Hukum Pidana Bagian Khusus atau bijzonder deel adalah Hukum Pidana Yang Mengatur tentang masalah kejahatan dan pelanggaran, baik yang diatur dalam Hukum Pidana Yang Dikodifikasi, misalnya : pasal 362 KUHP yaitu: "Barang siapa mengambil suatu benda yang seluruhnya atau sebagian milik orang lain, dengan maksud untuk dimiliki secara melawan hukum, diancam karena pencurian, dengan pidana penjara paling lama 5 tahun atau denda paling banyak sembilan ratus rupiah" (Buku II KUHP)  dan Buku III KUHP, maupun yang diatur dalam Hukum Pidana Yang Tidak Terkodifikasi, misalnya : Setiap Orang yang menempatkan, mentransfer, mengalihkan, membelanjakan, menbayarkan, menghibahkan, menitipkan, membawa ke luar negeri, mengubah bentuk, menukarkan dengan uang uang atau surat berharga atau perbuatan lain atas Harta Kekayaan yang diketahuinya atau patut diduganya merupakan hasil tindak pidana sebagaimana dimaksud dalam Pasal 2 ayat (1) dengan tujuan menyembunyikan atau menyamarkan asal usul Harta Kekayaan (Pasal 3 UU RI No. 8 Tahun 2010).

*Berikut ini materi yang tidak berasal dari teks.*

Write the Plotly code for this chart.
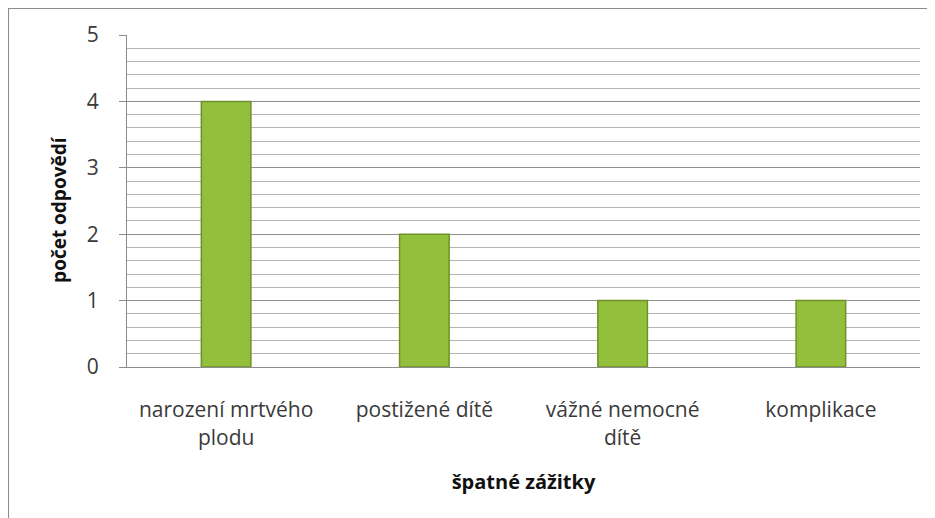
import plotly.graph_objects as go

# data
categories = ["narození mrtvého<br>plodu", "postižené dítě", "vážné nemocné<br>dítě", "komplikace"]
counts = [4, 2, 1, 1]
y_ticks = [0, 1, 2, 3, 4, 5]

FONT = "Open Sans, Noto Sans, sans-serif"

fig = go.Figure()

fig.add_trace(
    go.Bar(
        x=categories,
        y=counts,
        width=0.25,
        marker=dict(color="#92bf3c", line=dict(color="#6f9029", width=1.5)),
        showlegend=False,
    )
)

# outer chart frame (only top and left edges visible in the crop)
fig.add_shape(type="line", xref="paper", yref="paper", x0=-0.150, x1=1.03, y0=1.081, y1=1.081,
              line=dict(color="#8c8c8c", width=2))
fig.add_shape(type="line", xref="paper", yref="paper", x0=-0.150, x1=-0.150, y0=-0.6, y1=1.081,
              line=dict(color="#8c8c8c", width=2))

# y axis title placed by hand, closer to the tick labels than standoff allows
fig.add_annotation(
    text="<b>počet odpovědí</b>", xref="paper", yref="paper", x=-0.085, y=0.475,
    textangle=-90, showarrow=False, xanchor="center", yanchor="middle",
    font=dict(size=19, color="#111111"),
)

# page body adds an 8px offset, so margins are trimmed by that amount
fig.update_layout(
    width=935,
    height=518,
    margin=dict(l=119, r=23, t=27, b=159),
    paper_bgcolor="white",
    plot_bgcolor="white",
    font=dict(family=FONT, color="#222222"),
    bargap=0.75,
)

fig.update_xaxes(
    showline=True,
    linecolor="#8c8c8c",
    linewidth=1,
    tickfont=dict(size=21, color="#3a3a3a"),
    ticks="",
    ticklabelstandoff=24,
    title=dict(text="<b>špatné zážitky</b>", font=dict(size=20, color="#111111"), standoff=25),
)

fig.update_yaxes(
    range=[0, 5],
    tickvals=y_ticks,
    showline=True,
    linecolor="#8c8c8c",
    linewidth=1,
    ticks="outside",
    ticklen=7,
    tickcolor="#8c8c8c",
    tickfont=dict(size=21, color="#3a3a3a"),
    ticklabelstandoff=16,
    showgrid=True,
    gridcolor="#8f8f8f",
    gridwidth=1,
    minor=dict(dtick=0.2, showgrid=True, gridcolor="#b5b5b5", gridwidth=1),
    zeroline=False,
)

fig.write_html("out.html")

4.       Hukum Pidana Biasa dan Hukum Pidana Khusus
Hukum Pidana Biasa atau algemeen strafrecht adalah Hukum Pidana yang dengan sengaja telah dibentuk untuk diberlakukan bagi setiap orang pada umumnya (P.A.F.Lamintang.1997. Dasar-Dasar Hukum Pidana Indonesia. Bandung : Citra Aditya Bakti. Hlm. 12), contohnya : KUHP.
Hukum Pidana Khusus atau bijzonder strafrecht adalah hukum pidana yang dengan sengaja telah dibentuk untuk diberlakukan bagi orang-orang tertentu saja atau hukum pidana yang mengatur tindak pidana tertentu saja (P.A.F.Lamintang.1997. Dasar-Dasar Hukum Pidana Indonesia. Bandung : Citra Aditya Bakti. Hlm. 12), contohnya : Undang-Undang Nomor 8 Tahun 2010 tentang Pencegahan dan Pemberantasan Tindak Pidana Pencucian Uang.
5.       Hukum Pidana Nasional dan Hukum Pidana Lokal
Hukum Pidana Nasional adalah hukum pidana yang dibuat dan diberlakukan untuk setiap orang di seluruh wilayah Negara  Kesatuan Republik Indonesia, misalnya : KUHP.
Hukum Pidana Lokal adalah hukum pidana yang dibuat dan diberlakukan untuk setiap orang diwilayah daerah tingkat I atau diwilayah tingkat II, misalnya : PERDA Syariah tentang Kewajiban Berjilbab Yang Berlaku di NAD.